Where GetAccept fits at each stage of the sales journey
1. Discovery and qualification
Discovery is where you learn what matters. But it’s also where deals often get messy fast: links get lost, follow-ups are inconsistent, and the buyer isn’t sure what happens next.
This is where a Deal Room earns its place early.
Use GetAccept to:
- create a single place for the buyer to access your materials
- capture and reuse meeting context for summaries, and to update sales content
- set expectations for the process and next steps
If you want to keep it simple at first, you can start with a basic room that contains only a short intro about your company or products, a discovery summary, and a clear next step.

2. Solution fit and stakeholder alignment
This is where more people join the conversation. Suddenly, you’re dealing with extra questions, internal alignment, and buyers sharing your content internally.
GetAccept helps you keep that collaboration structured.
Use GetAccept to:
- keep the latest version of your content in one place
- let buyers comment and ask questions where the context lives
- track engagement so you know what they care about (and what they ignore)
- update content over time without sending new attachments and new links
This stage is where GetAccept prevents a lot of “Can you resend that deck?” and “Which version are you looking at?” problems.
3. Proposal and pricing
When the buyer starts asking for pricing, clarity matters. Not just for the buyer, but for your own team.
Use GetAccept to:
- present proposals in a clean, branded space instead of as attachments
- structure pricing and packaging so buyers can understand what they’re paying for
- keep the commercial conversation connected to the rest of the deal context
This is also where GetAccept AI can help you speed up common work, like drafting a business case, summarizing a call, or creating an executive summary that matches the tone you want.

4. Contracting and signature
This is the stage where many sales flows break. Deals move from a collaborative space into a separate contracting space, and buyers lose context.
In GetAccept, contracting is designed to stay connected to the deal.
Use GetAccept to:
- create and manage contracts as a natural next step from the Deal Room
- keep buyers in one continuous experience where they can review, ask questions, and sign
- reduce confusion for late-stage stakeholders like legal or finance by keeping deal context one click away
You can also connect contracts to the Deal Room even if they were created elsewhere inside GetAccept, which helps bring everything back into one place.

5. After signature and beyond
A signed contract isn’t the end of the buying journey.

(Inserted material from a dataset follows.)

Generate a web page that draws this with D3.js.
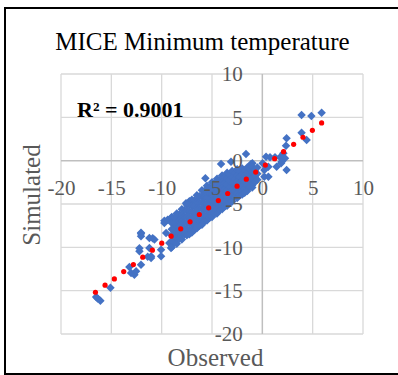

It’s a handoff point.
GetAccept helps you keep the “what was agreed” context accessible.
Depending on your process, you can use the Deal Room to:
- keep a clear record of key documents and final terms
- support a smoother handover to onboarding or customer success
- keep post-signature stakeholders aligned when questions come up later
How CRM fits into this flow
Your CRM is where you manage accounts, pipeline, and forecasting. GetAccept is where the deal happens with the buyer.
When connected, they support each other:
- CRM holds the deal record and customer data
- GetAccept holds the buyer-facing workspace, content, and contract workflow
- Key activity and documents can sync back so your CRM stays accurate without manual admin
The result is a cleaner system of record and a better buyer experience, without duplicating work.

Example in practice: T3chFlow
T3chFlow used to treat proposals and contracts as separate steps handled in separate tools.
Reps ran discovery calls, emailed follow-ups, and shared a proposal as a PDF attachment. When the buyer was ready to move forward, the deal switched to a contract tool, and buyers often asked for context again because the contract email didn’t include the “why” behind the terms.
After moving to GetAccept, they changed one habit: they introduced the Deal Room early and kept it as the home base.
- Discovery notes, key materials, and next steps lived in the room
- Stakeholders could review and comment without long email threads
- Pricing and proposal content stayed connected to the rest of the deal
- When it was time to contract, the agreement stayed tied to the same room, so buyers didn’t lose their bearings
The biggest change wasn’t just speed. It was clarity. Fewer resends, fewer “where is that?” questions, and fewer late-stage surprises.

Recap
By completing this lesson, you should now understand that GetAccept supports the full sales journey:
- Start early with a Deal Room to keep the deal organized and buyer-facing
- Use the room to share content, track engagement, and keep stakeholders aligned
- Move into contracting without breaking the flow or losing context
- Keep everything connected through signature and into handoff
GetAccept fits wherever your deal needs structure, collaboration, and momentum. Which is most of the time.